Infine, con delle osservazioni che coincidono con uno dei temi centrali dello scontro politico in corso tra governo e magistratura, la Commissione contro il razzismo e l’intolleranza del Consiglio d’Europa (Ecri), ha denunciato “le critiche indebite che mirano a minare l’autorità dei singoli giudici che decidono sui casi di migrazione” tra gli esempi di casi negativi che concernono il discorso pubblico e politico che “promuove una cultura dell’esclusione dei migranti piuttosto che la loro inclusione”. Secondo l’organo del Consiglio d’Europa tali critiche “minano l’indipendenza della magistratura che tratta di questi casi”, che deve essere invece “rispettata, protetta e promossa”.

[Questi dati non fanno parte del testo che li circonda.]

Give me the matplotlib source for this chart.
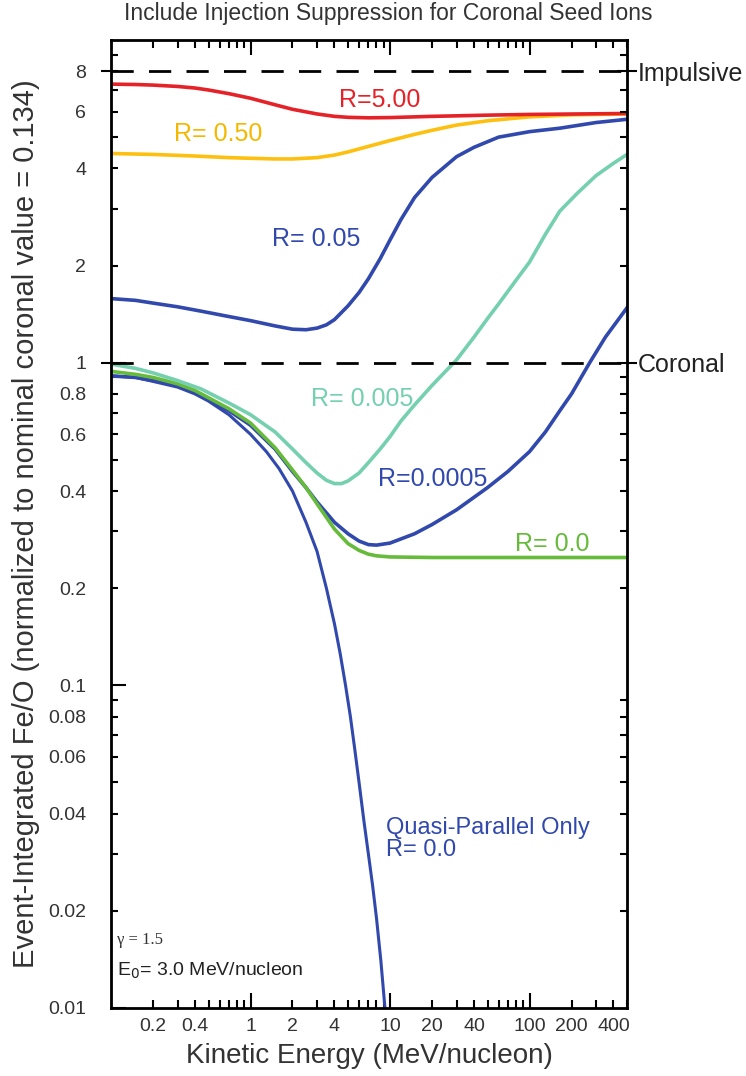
import numpy as np
import matplotlib.pyplot as plt
from matplotlib.ticker import FixedLocator, FuncFormatter, NullFormatter

plt.rcParams['font.family'] = ['Liberation Sans', 'DejaVu Sans']

# --- data (energy in MeV/nucleon, normalized Fe/O) ---
e_r5 = [0.1, 0.15, 0.2, 0.3, 0.4, 0.5, 0.7, 1, 1.5, 2, 3, 4, 5, 7, 10, 20, 50, 100, 500]
fe_r5 = [7.3, 7.28, 7.25, 7.18, 7.1, 7.0, 6.82, 6.6, 6.3, 6.1, 5.9, 5.8, 5.76, 5.74, 5.75,
         5.8, 5.85, 5.88, 5.92]

e_r05 = [0.1, 0.2, 0.4, 0.7, 1, 1.5, 2, 3, 4, 5, 7, 10, 15, 20, 30, 50, 100, 200, 500]
fe_r05 = [4.45, 4.42, 4.37, 4.32, 4.3, 4.28, 4.28, 4.32, 4.4, 4.5, 4.68, 4.88, 5.1, 5.25,
          5.45, 5.62, 5.78, 5.86, 5.9]

e_r005 = [0.1, 0.15, 0.2, 0.3, 0.44, 0.7, 1, 1.5, 2, 2.5, 3, 3.5, 4, 5, 6, 7, 8.5, 10, 12,
          15, 20, 30, 40, 60, 100, 165, 300, 500]
fe_r005 = [1.58, 1.56, 1.53, 1.49, 1.445, 1.39, 1.35, 1.3, 1.27, 1.265, 1.28, 1.31, 1.36,
           1.5, 1.65, 1.82, 2.1, 2.4, 2.78, 3.25, 3.75, 4.35, 4.65, 5.0, 5.2, 5.33, 5.55, 5.68]

e_r0005 = [0.1, 0.15, 0.2, 0.3, 0.44, 0.7, 1, 1.5, 2, 2.5, 3, 3.5, 4, 4.5, 5, 6, 7, 8.5, 10,
           12, 15, 20, 25, 30, 40, 50, 60, 80, 100, 130, 165, 220, 300, 400, 500]
fe_r0005 = [0.99, 0.96, 0.93, 0.88, 0.83, 0.75, 0.69, 0.61, 0.54, 0.49, 0.455, 0.432, 0.422,
            0.422, 0.43, 0.455, 0.49, 0.54, 0.59, 0.66, 0.74, 0.85, 0.94, 1.02, 1.2, 1.37,
            1.52, 1.8, 2.05, 2.5, 2.95, 3.35, 3.8, 4.15, 4.42]

e_r00005 = [0.1, 0.15, 0.2, 0.3, 0.4, 0.7, 1, 1.5, 2, 2.5, 3, 4, 5, 6, 7, 8, 10, 15, 20, 30,
            50, 70, 100, 130, 165, 200, 270, 350, 500]
fe_r00005 = [0.91, 0.9, 0.88, 0.85, 0.81, 0.71, 0.64, 0.54, 0.46, 0.41, 0.37, 0.32, 0.295,
             0.28, 0.273, 0.272, 0.276, 0.295, 0.315, 0.35, 0.41, 0.46, 0.53, 0.61, 0.71,
             0.8, 1.0, 1.2, 1.48]

e_r0 = [0.1, 0.15, 0.2, 0.3, 0.4, 0.7, 1, 1.5, 2, 2.5, 3, 4, 5, 6, 7, 8, 10, 20, 500]
fe_r0 = [0.94, 0.92, 0.9, 0.86, 0.82, 0.72, 0.65, 0.545, 0.465, 0.41, 0.365, 0.305, 0.275,
         0.262, 0.255, 0.252, 0.25, 0.249, 0.249]

e_qpar = [0.1, 0.15, 0.2, 0.3, 0.4, 0.5, 0.7, 1, 1.3, 1.6, 2, 2.5, 3, 3.5, 4, 4.4, 4.8, 5.2,
          5.6, 6, 6.5, 7, 7.5, 8, 8.6, 9.2, 9.5]
fe_qpar = [0.91, 0.9, 0.875, 0.84, 0.8, 0.76, 0.69, 0.6, 0.53, 0.47, 0.4, 0.32, 0.26, 0.2,
           0.155, 0.125, 0.1, 0.08, 0.063, 0.05, 0.038, 0.03, 0.024, 0.019, 0.014, 0.01, 0.0088]

impulsive_level = 8
coronal_level = 1

c_red = '#e52228'
c_yellow = '#fdc010'
c_blue = '#3149ad'
c_teal = '#74d0ae'
c_green = '#66bb3a'

fig = plt.figure(figsize=(7.46, 10.76), dpi=100)
ax = fig.add_axes([0.1488, 0.0632, 0.6917, 0.8996])

ax.plot(e_qpar, fe_qpar, color=c_blue, lw=2.2)
ax.plot(e_r005, fe_r005, color=c_blue, lw=2.6)
ax.plot(e_r00005, fe_r00005, color=c_blue, lw=2.6)
ax.plot(e_r0, fe_r0, color=c_green, lw=2.6)
ax.plot(e_r0005, fe_r0005, color=c_teal, lw=2.6)
ax.plot(e_r05, fe_r05, color=c_yellow, lw=2.6)
ax.plot(e_r5, fe_r5, color=c_red, lw=2.6)

ax.axhline(impulsive_level, color='black', lw=2, dashes=(8, 5.5))
ax.axhline(coronal_level, color='black', lw=2, dashes=(8, 5.5))

ax.set_xscale('log')
ax.set_yscale('log')
ax.set_xlim(0.1, 500)
ax.set_ylim(0.01, 10)

xlab = [0.2, 0.4, 1, 2, 4, 10, 20, 40, 100, 200, 400]
ylab = [0.01, 0.02, 0.04, 0.06, 0.08, 0.1, 0.2, 0.4, 0.6, 0.8, 1, 2, 4, 6, 8]


def pick(shown):
    def f(v, pos):
        for t in shown:
            if abs(v - t) < 1e-6 * t:
                return f'{t:g}'
        return ''
    return f


xminor = [m * 10.0 ** e for e in range(-1, 3) for m in range(2, 10) if m * 10.0 ** e <= 500]
yminor = [m * 10.0 ** e for e in range(-2, 1) for m in range(2, 10)]

ax.xaxis.set_major_locator(FixedLocator([1, 10, 100]))
ax.xaxis.set_minor_locator(FixedLocator(xminor))
ax.xaxis.set_major_formatter(FuncFormatter(pick(xlab)))
ax.xaxis.set_minor_formatter(FuncFormatter(pick(xlab)))
ax.yaxis.set_major_locator(FixedLocator([0.01, 0.1, 1]))
ax.yaxis.set_minor_locator(FixedLocator(yminor))
ax.yaxis.set_major_formatter(FuncFormatter(pick(ylab)))
ax.yaxis.set_minor_formatter(FuncFormatter(pick(ylab)))

tick_col = '#333333'
ax.tick_params(axis='x', which='major', direction='in', length=11, width=1.5,
               top=True, labelsize=14, pad=7, labelcolor=tick_col)
ax.tick_params(axis='x', which='minor', direction='in', length=6, width=1.5,
               top=True, labelsize=14, pad=7, labelcolor=tick_col)
ax.tick_params(axis='y', which='major', direction='in', length=11, width=1.5,
               right=False, labelsize=14, pad=18, labelcolor=tick_col)
ax.tick_params(axis='y', which='minor', direction='in', length=5, width=1.5,
               right=False, labelsize=14, pad=18, labelcolor=tick_col)
for s in ax.spines.values():
    s.set_linewidth(2)

# right axis: reference levels
ax2 = ax.twinx()
ax2.set_yscale('log')
ax2.set_ylim(0.01, 10)
ax2.yaxis.set_major_locator(FixedLocator([coronal_level, impulsive_level]))
ax2.yaxis.set_major_formatter(FuncFormatter(lambda v, p: {1: 'Coronal', 8: 'Impulsive'}.get(round(v), '')))
ax2.yaxis.set_minor_locator(FixedLocator(yminor))
ax2.yaxis.set_minor_formatter(NullFormatter())
ax2.tick_params(axis='y', which='major', direction='inout', length=14, width=1.5,
                labelsize=18, pad=1, labelcolor='#222222')
ax2.tick_params(axis='y', which='minor', direction='in', length=5, width=1.5)

# left outward marks at the reference levels
axl = ax.secondary_yaxis('left')
axl.set_yticks([coronal_level, impulsive_level])
axl.yaxis.set_major_formatter(NullFormatter())
axl.yaxis.set_minor_locator(FixedLocator([]))
axl.tick_params(axis='y', which='major', direction='out', length=7, width=1.5)

# curve labels
lab_fs = 18
ax.text(8.5, 6.54, 'R=5.00', color=c_red, fontsize=lab_fs, ha='center', va='center')
ax.text(0.586, 5.13, 'R= 0.50', color='#f5b800', fontsize=lab_fs, ha='center', va='center')
ax.text(2.96, 2.41, 'R= 0.05', color=c_blue, fontsize=lab_fs, ha='center', va='center')
ax.text(6.3, 0.772, 'R= 0.005', color=c_teal, fontsize=lab_fs, ha='center', va='center')
ax.text(20.3, 0.436, 'R=0.0005', color=c_blue, fontsize=lab_fs, ha='center', va='center')
ax.text(145, 0.275, 'R= 0.0', color=c_green, fontsize=lab_fs, ha='center', va='center')
ax.text(9.36, 0.0333, 'Quasi-Parallel Only\nR= 0.0', color=c_blue, fontsize=17,
        ha='left', va='center', linespacing=1.0)

ax.text(0.012, 0.066, 'γ = 1.5', transform=ax.transAxes, fontsize=12,
        family='Liberation Serif', color='#333333')
ax.text(0.012, 0.033, r'E$_{\rm 0}$= 3.0 MeV/nucleon', transform=ax.transAxes, fontsize=14,
        color='#222222')

ax.set_xlabel('Kinetic Energy (MeV/nucleon)', fontsize=20, color='#333333', labelpad=6)
ax.set_ylabel('Event-Integrated Fe/O (normalized to nominal coronal value = 0.134)',
              fontsize=21, color='#333333', labelpad=6)
fig.text(0.521, 0.987, 'Include Injection Suppression for Coronal Seed Ions', ha='center',
         va='center', fontsize=16.5, color='#333333',
         family=['Liberation Sans Narrow', 'Liberation Sans'])

fig.savefig('out.png', dpi=100)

L’Ecri ritiene inoltre che “i partiti dovrebbero adottare codici di condotta appropriati che proibiscano l’uso di discorsi d’odio, invitino i loro membri e seguaci ad astenersi dal pronunciarli, appoggiarli o diffonderli e prevedano sanzioni in caso contrario”.

Praticamente è arrivata una ennesima clava dalle istituzioni europee, in questo caso “allargate”, contro il governo Meloni e il segno reazionario e razzista di cui è intriso da capo a piedi. Il consueto vittimismo aggressivo dei Calimero di governo stavolta non basterà a metterci una pezza, neanche con la complicità dei telegiornali o di Ursula Von der Leyen.

Nota:

(1) Il Consiglio d’Europa è un’organizzazione internazionale il cui scopo è promuovere la democrazia, i diritti umani, l’identità culturale europea e la ricerca di soluzioni ai problemi sociali nei Paesi in Europa. È stato fondato il 5 maggio 1949 con il Trattato di Londra e oggi conta 46 Stati membri. La sua sede istituzionale è a Strasburgo. Nel 1989 gli è stato riconosciuto lo status di osservatore dell’Assemblea Generale delle Nazioni Unite.